PROBLEM REQUIREMENTS: Take the lines from the beginning of the material through the line containing "import seaborn as sns" and retype them exactly, leaving the pictures out.

======== PROVIDED DATA ========

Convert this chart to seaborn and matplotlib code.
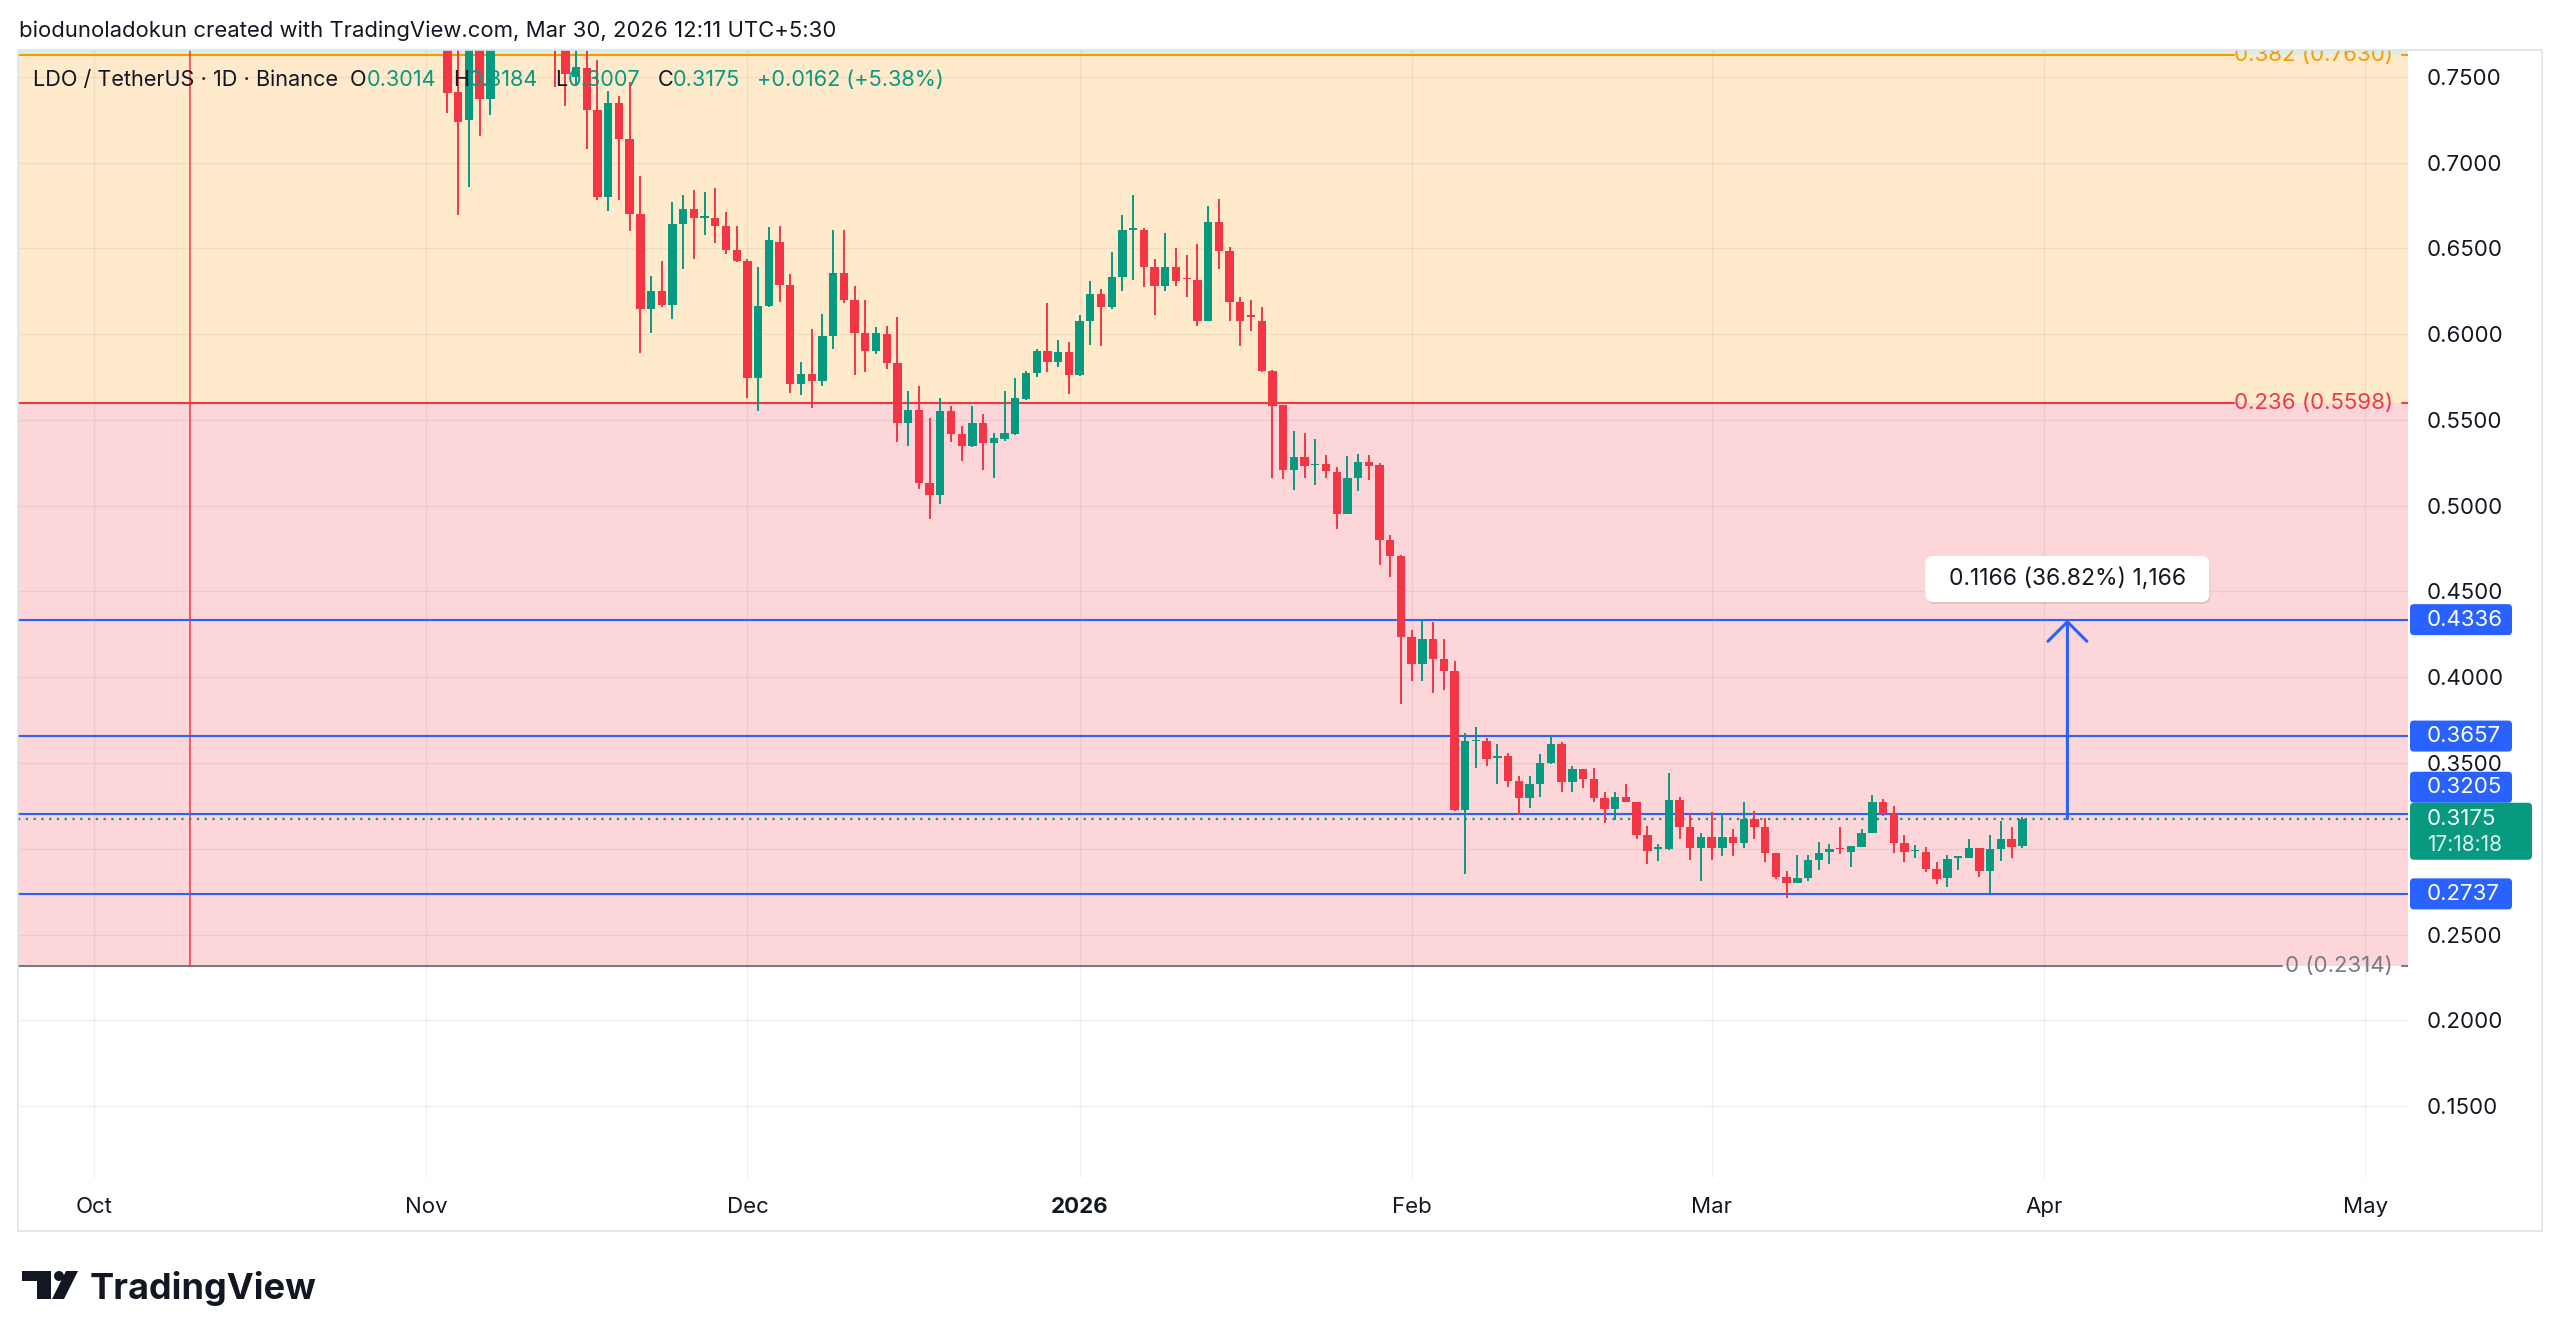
import numpy as np
import pandas as pd
import matplotlib
matplotlib.use("Agg")
import matplotlib.pyplot as plt
import matplotlib.dates as mdates
from matplotlib.patches import FancyBboxPatch, Rectangle, Polygon, Circle
from matplotlib.transforms import IdentityTransform
import seaborn as sns

# LDO / USDT daily candles, 2025-11-03 .. 2026-03-30 (None = above the visible range)
START = "2025-11-03"
OPEN = [
    .800, .741, .725, .790, .737, None, None, None, None, None, .810, .780, .750, .755, .731, .680, .735, .714, .670, .615, .625, .617, .664, .673, .668, .668, .663, .649,  # nov
    .643, .5745, .6165, .654, .629, .571, .577, .5727, .599, .636, .620, .601, .590, .600, .583, .548, .556, .513, .506, .555, .542, .535, .548, .5365, .539, .542, .562, .5775, .590, .5838, .5897,  # dec
    .5762, .6077, .6235, .616, .6334, .661, .661, .639, .628, .639, .6328, .6317, .6077, .6653, .6485, .6188, .611, .6077, .5786, .5587, .5208, .5284, .5238, .5243, .5197, .4952, .5162, .5255, .5238, .480, .4707,  # jan
    .4235, .4077, .4223, .4106, .4036, .3226, .3628, .3628, .3530, .354, .3395, .3296, .3378, .350, .361, .3389, .3465, .3407, .3296, .3232, .3302, .3273, .308, .2998, .2998, .3284, .3127, .3004,  # feb
    .3069, .3004, .3069, .3033, .3174, .3127, .2975, .2835, .2800, .2830, .2934, .2981, .3004, .2981, .3010, .3092, .3273, .3203, .3033, .2984, .2981, .2882, .2830, .2946, .2946, .3004, .2870, .2998, .3057, .3014,  # mar
]
HIGH = [
    .820, .780, .810, .800, .820, None, None, None, None, None, .830, .790, .770, .775, .760, .742, .739, .747, .692, .634, .643, .677, .681, .684, .683, .685, .671, .663,
    .644, .639, .6625, .663, .635, .584, .603, .612, .661, .661, .628, .620, .604, .605, .610, .567, .570, .551, .563, .558, .5465, .558, .5535, .5425, .567, .5745, .5785, .5914, .618, .5967, .5955,
    .611, .631, .6264, .648, .6695, .681, .662, .644, .659, .650, .646, .6526, .675, .679, .651, .6217, .620, .616, .579, .559, .5436, .5424, .539, .5297, .5226, .529, .530, .5296, .525, .4828, .471,
    .4275, .434, .432, .4223, .4095, .3675, .371, .3646, .361, .356, .3424, .3424, .3553, .3657, .3622, .3483, .3467, .3471, .333, .333, .3378, .3275, .3133, .3028, .3442, .3302, .3203, .3092,
    .3214, .3203, .3115, .3273, .3220, .3180, .2978, .287, .2964, .2964, .3039, .3028, .3127, .3018, .3115, .3313, .329, .3249, .308, .3022, .3010, .2923, .2964, .2960, .3057, .3006, .308, .3162, .3127, .3184,
]
LOW = [
    .729, .6695, .686, .7156, .728, None, None, None, None, None, .744, .733, .745, .708, .678, .672, .678, .660, .589, .601, .616, .609, .638, .644, .658, .653, .647, .642,
    .563, .555, .616, .619, .566, .5646, .557, .570, .5914, .618, .576, .578, .5885, .580, .537, .535, .510, .492, .501, .537, .526, .534, .521, .516, .538, .541, .5617, .575, .578, .581, .565,
    .5757, .5936, .593, .615, .625, .6316, .6276, .611, .625, .628, .622, .605, .6075, .638, .608, .593, .602, .578, .516, .5156, .509, .5162, .512, .516, .4864, .495, .5086, .515, .4655, .4585, .3844,
    .3978, .3978, .391, .3926, .322, .2853, .347, .348, .338, .336, .3197, .3238, .3302, .3495, .333, .333, .3354, .3273, .315, .3168, .3270, .3057, .2911, .2929, .2995, .3057, .2934, .2812,
    .2934, .2958, .2958, .3004, .3057, .2923, .2823, .2713, .2798, .2812, .2876, .2911, .2969, .2893, .3008, .3090, .3191, .2975, .2923, .2946, .2864, .2794, .2777, .2876, .2944, .2835, .2742, .2929, .2946, .3007,
]
CLOSE = [
    .7407, .724, .790, .737, .800, None, None, None, None, None, .780, .752, .756, .731, .680, .735, .714, .670, .615, .625, .617, .664, .673, .668, .6685, .663, .649, .643,
    .5745, .6165, .655, .629, .571, .577, .5727, .599, .636, .620, .601, .590, .601, .583, .548, .556, .513, .506, .555, .542, .535, .548, .5365, .5395, .5425, .563, .5775, .590, .5838, .5897, .5762,
    .6077, .6235, .616, .6334, .6608, .662, .639, .628, .639, .631, .632, .6077, .6653, .6485, .6188, .6077, .610, .5786, .558, .5208, .5284, .523, .5245, .520, .4952, .5162, .5255, .523, .480, .4707, .4235,
    .4077, .4223, .4106, .4036, .3226, .3628, .3636, .3523, .3538, .3395, .3296, .3378, .350, .361, .3389, .3465, .3407, .3296, .3232, .3302, .3273, .308, .2987, .3008, .3284, .3127, .3004, .3069,
    .3004, .3069, .3033, .3174, .3127, .2975, .2835, .2800, .2830, .2934, .2975, .2998, .2998, .3016, .3092, .3273, .3203, .3033, .2981, .2990, .2882, .2824, .2940, .2958, .3004, .2870, .2998, .3057, .3010, .3175,
]

PRICE_TICKS = [0.15, 0.20, 0.25, 0.30, 0.35, 0.40, 0.45, 0.50, 0.55, 0.60, 0.65, 0.70, 0.75]
MONTHS = ["2025-10-01", "2025-11-01", "2025-12-01", "2026-01-01", "2026-02-01", "2026-03-01", "2026-04-01", "2026-05-01"]
MONTH_LABELS = ["Oct", "Nov", "Dec", "2026", "Feb", "Mar", "Apr", "May"]

FIB_VALUES = [0.7630, 0.5598, 0.2314]
FIB_NAMES = ["0.382", "0.236", "0"]
FIB_COLORS = ["#FF9800", "#F23645", "#787B86"]
LEVELS = [0.4336, 0.3657, 0.3205, 0.2737]
LAST = 0.3175
MEASURE = "0.1166 (36.82%) 1,166"
MARK_DAY = "2025-10-10"
ARROW_DAY = "2026-04-03 05:00"

UP, DOWN, BLUE, INK = "#089981", "#F23645", "#2962FF", "#131722"

sns.set_theme(style="white")
plt.rcParams["font.family"] = ["Inter", "DejaVu Sans"]

W, H = 2560, 1342
fig = plt.figure(figsize=(W / 100, H / 100), dpi=100)
fig.patch.set_facecolor("white")


def fx(x):
    return x / W


def fy(y):
    return 1 - y / H


ax = fig.add_axes([fx(18), fy(1178), (2408 - 18) / W, (1178 - 50) / H])
ax.set_facecolor("white")
for s in ax.spines.values():
    s.set_visible(False)

ref = mdates.date2num(pd.Timestamp("2025-10-01"))
ax.set_xlim(ref - 7.09, ref + 216.0)
ax.set_ylim(0.10802, 0.76574)


def afrac(px):
    return (px - 18) / (2408 - 18)


def py(p):
    return H - ax.transData.transform((0, p))[1]


# fib zones
ax.axhspan(FIB_VALUES[0], 0.80, color="#4CAF50", alpha=0.2, lw=0, zorder=0)
ax.axhspan(FIB_VALUES[1], FIB_VALUES[0], color=FIB_COLORS[0], alpha=0.2, lw=0, zorder=0)
ax.axhspan(FIB_VALUES[2], FIB_VALUES[1], color=FIB_COLORS[1], alpha=0.2, lw=0, zorder=0)

# grid
month_x = mdates.date2num(pd.to_datetime(MONTHS))
for v in PRICE_TICKS:
    ax.axhline(v, color="black", alpha=0.055, lw=1.0, zorder=1)
for v in month_x:
    ax.axvline(v, color="black", alpha=0.055, lw=1.0, zorder=1)

# fib lines + labels
for v, name, col in zip(FIB_VALUES, FIB_NAMES, FIB_COLORS):
    end = 2282 if name == "0" else 2234
    ax.axhline(v, xmin=0, xmax=afrac(end), color=col, lw=1.5, zorder=2)
    ax.axhline(v, xmin=afrac(2402), xmax=1, color=col, lw=1.5, zorder=2)
    ax.text(afrac(2393), v, f"{name} ({v:.4f})", transform=ax.get_yaxis_transform(),
            ha="right", va="center", color=col, fontsize=16, zorder=2, clip_on=True)

# vertical marker
mx = mdates.date2num(pd.Timestamp(MARK_DAY))
ax.plot([mx, mx], [FIB_VALUES[2], 0.80], color=DOWN, lw=1.1, zorder=2)

# horizontal levels
for v in LEVELS:
    ax.axhline(v, color=BLUE, lw=1.5, zorder=2)
ax.axhline(LAST, color=UP, lw=1.6, ls=(0, (1, 2.5)), zorder=2)

# candles
dates = pd.date_range(START, periods=len(OPEN), freq="D")
xs = mdates.date2num(dates)
o = np.array(OPEN, dtype=float)
h = np.array(HIGH, dtype=float)
l = np.array(LOW, dtype=float)
c = np.array(CLOSE, dtype=float)
cols = np.where(c >= o, UP, DOWN)
ax.vlines(xs, l, h, colors=cols, lw=1.4, zorder=4)
ax.bar(xs, np.maximum(np.abs(c - o), 0.0007), bottom=np.minimum(o, c), width=0.78,
       color=cols, lw=0, zorder=5)

# measurement arrow
xa = mdates.date2num(pd.Timestamp(ARROW_DAY))
ax.annotate("", xy=(xa, LEVELS[0]), xytext=(xa, LAST),
            arrowprops=dict(arrowstyle="->,head_length=0.52,head_width=0.52", color=BLUE,
                            lw=2.2, shrinkA=0, shrinkB=0, mutation_scale=27), zorder=6)

# axes ticks
ax.yaxis.tick_right()
ax.set_yticks(PRICE_TICKS)
ax.set_yticklabels(["" if abs(v - 0.30) < 1e-9 else f"{v:.4f}" for v in PRICE_TICKS])
ax.tick_params(axis="y", length=0, pad=13.7, labelsize=16, labelcolor=INK)
ax.set_xticks(month_x)
ax.set_xticklabels(MONTH_LABELS)
ax.tick_params(axis="x", length=0, pad=14, labelsize=16, labelcolor=INK)
ax.get_xticklabels()[3].set_fontweight("bold")

# outer frame
fig.add_artist(Rectangle((fx(18), fy(1231)), (2542 - 18) / W, (1231 - 50) / H,
                         transform=fig.transFigure, fill=False, ec="#E0E3EB", lw=1.2))


def pbox(x0, y0, x1, y1, fc, r=4, z=8):
    b = FancyBboxPatch((x0, H - y1), x1 - x0, y1 - y0, boxstyle=f"round,pad=0,rounding_size={r}",
                       fc=fc, ec="none", transform=IdentityTransform(), zorder=z)
    fig.add_artist(b)


# price labels for levels
green_top = py(LAST) - 16
for v in LEVELS:
    yc = py(v)
    if abs(v - 0.3205) < 1e-9:
        yc = green_top - 15.5
    pbox(2410, yc - 15.5, 2512, yc + 15.5, BLUE)
    fig.text(fx(2427), fy(yc), f"{v:.4f}", color="white", fontsize=16, va="center", ha="left", zorder=9)
pbox(2410, green_top, 2532, green_top + 57, UP)
fig.text(fx(2427), fy(green_top + 16), f"{LAST:.4f}", color="white", fontsize=16, va="center", zorder=9)
fig.text(fx(2427), fy(green_top + 42), "17:18:18", color="#DDF2EC", fontsize=15, va="center", zorder=9)

# measurement label
mxp = ax.transData.transform((xa, 0))[0]
pbox(mxp - 142 + 1, 556 + 2, mxp + 142 + 1, 602 + 2, "#00000018", r=8, z=7)
pbox(mxp - 142, 556, mxp + 142, 602, "white", r=8, z=8)
fig.text(fx(mxp), fy(579), MEASURE, color=INK, fontsize=16.5, ha="center", va="center", zorder=9)

# header + legend
fig.text(fx(19), fy(31), "biodunoladokun created with TradingView.com, Mar 30, 2026 12:11 UTC+5:30",
         fontsize=15.9, color=INK, va="center")
r = fig.canvas.get_renderer()
pieces = [("LDO / TetherUS · 1D · Binance", INK, 12), ("O", INK, 0), ("0.3014", UP, 17),
          ("H", INK, 0), ("0.3184", UP, 17), ("L", INK, 0), ("0.3007", UP, 17),
          ("C", INK, 0), ("0.3175", UP, 17), ("+0.0162 (+5.38%)", UP, 0)]
xp = 33
for s, col, gap in pieces:
    t = fig.text(fx(xp), fy(80), s, fontsize=15.6, color=col, va="center", zorder=3)
    xp += t.get_window_extent(renderer=r).width + gap

# TradingView logo
k = "#131722"
fig.add_artist(Polygon([(22, H - 1271), (51, H - 1271), (51, H - 1299), (37, H - 1299), (37, H - 1281), (22, H - 1281)],
                       closed=True, fc=k, ec="none", transform=IdentityTransform()))
fig.add_artist(Circle((59, H - 1276), 5, fc=k, ec="none", transform=IdentityTransform()))
fig.add_artist(Polygon([(66, H - 1271), (78, H - 1271), (64, H - 1299), (52, H - 1299)],
                       closed=True, fc=k, ec="none", transform=IdentityTransform()))
fig.text(fx(90), fy(1299), "TradingView", fontsize=26, fontweight="bold", color=k, va="baseline")

fig.savefig("out.png", dpi=100, facecolor="white")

========

SOLUTION BELOW:
Convert this chart to seaborn and matplotlib code.
import numpy as np
import pandas as pd
import matplotlib
matplotlib.use("Agg")
import matplotlib.pyplot as plt
import matplotlib.dates as mdates
from matplotlib.patches import FancyBboxPatch, Rectangle, Polygon, Circle
from matplotlib.transforms import IdentityTransform
import seaborn as sns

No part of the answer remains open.